The "Future You" Test

Before posting something you're unsure about, ask yourself: "Would the version of me three years from now be glad this exists?" If the answer is no or maybe, save it to your camera roll instead.

Managing Your Digital Footprint

Your digital footprint is the trail of data you leave behind online -- every account you've created, every post you've made, every app you've signed up for. Here's how to keep it under control.

Audit Your Existing Accounts

  • Search your own name on Google and see what comes up
  • Review old posts on platforms you don't use much anymore
  • Delete or archive content that no longer represents you
  • Deactivate accounts on platforms you've stopped using

Tighten Your Settings

Every platform has privacy settings, and most of them default to sharing more than you'd probably choose. Take 15 minutes to go through each app:

  • Instagram: Switch to private, limit who can message you, turn off activity status
  • TikTok: Set account to private, disable "Suggest your account to others," restrict who can comment and duet
  • Snapchat: Use Ghost Mode on Snap Map, limit who can contact you, review My AI settings
  • Discord: Disable DMs from server members you don't know, review connected accounts
  • X (Twitter): Protect your tweets if you want a private experience, disable location tagging

Be Selective with App Permissions

When an app asks for access to your contacts, camera, microphone, or location, ask yourself if it actually needs that access to function. A photo editing app doesn't need your contacts. A game doesn't need your location. Deny permissions you're not comfortable with -- you can always grant them later if needed.

Sharing vs. Oversharing

There's nothing wrong with posting online. Social media is meant to be social. The goal isn't to disappear -- it's to be thoughtful about the line between sharing and oversharing.

Sharing: A photo from a concert you went to, a funny observation, a project you're proud of, supporting a cause you care about.

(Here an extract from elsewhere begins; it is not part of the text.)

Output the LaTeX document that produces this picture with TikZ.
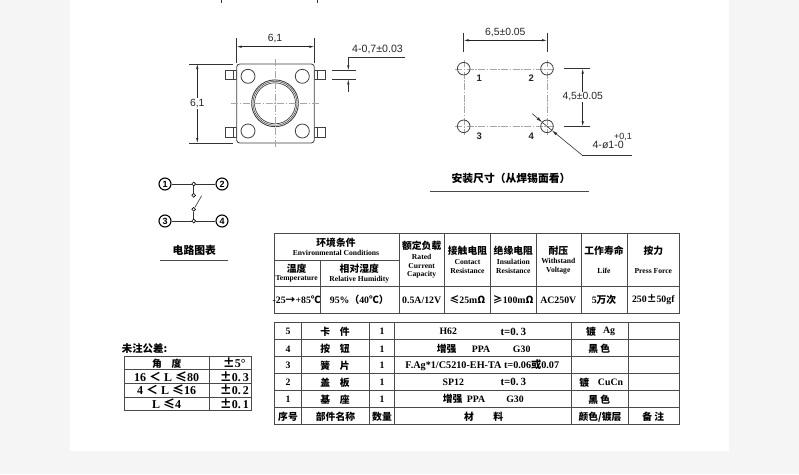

Oversharing: Your home address in a photo background, a rant about a specific person by name, your daily schedule and location, personal documents or IDs.

The difference usually comes down to whether the information could be used to identify, locate, or harm you. If it could, keep it off the internet.

The Bottom Line

Your privacy isn't something you either have or don't -- it's something you actively manage. The choices you make today about what you post, who can see it, and what data you share with apps will shape your digital presence for years to come.

You don't have to be paranoid. You just have to be intentional. Take control of your settings, think before you post, and remember that your online life is yours to curate. Make it something you're proud of.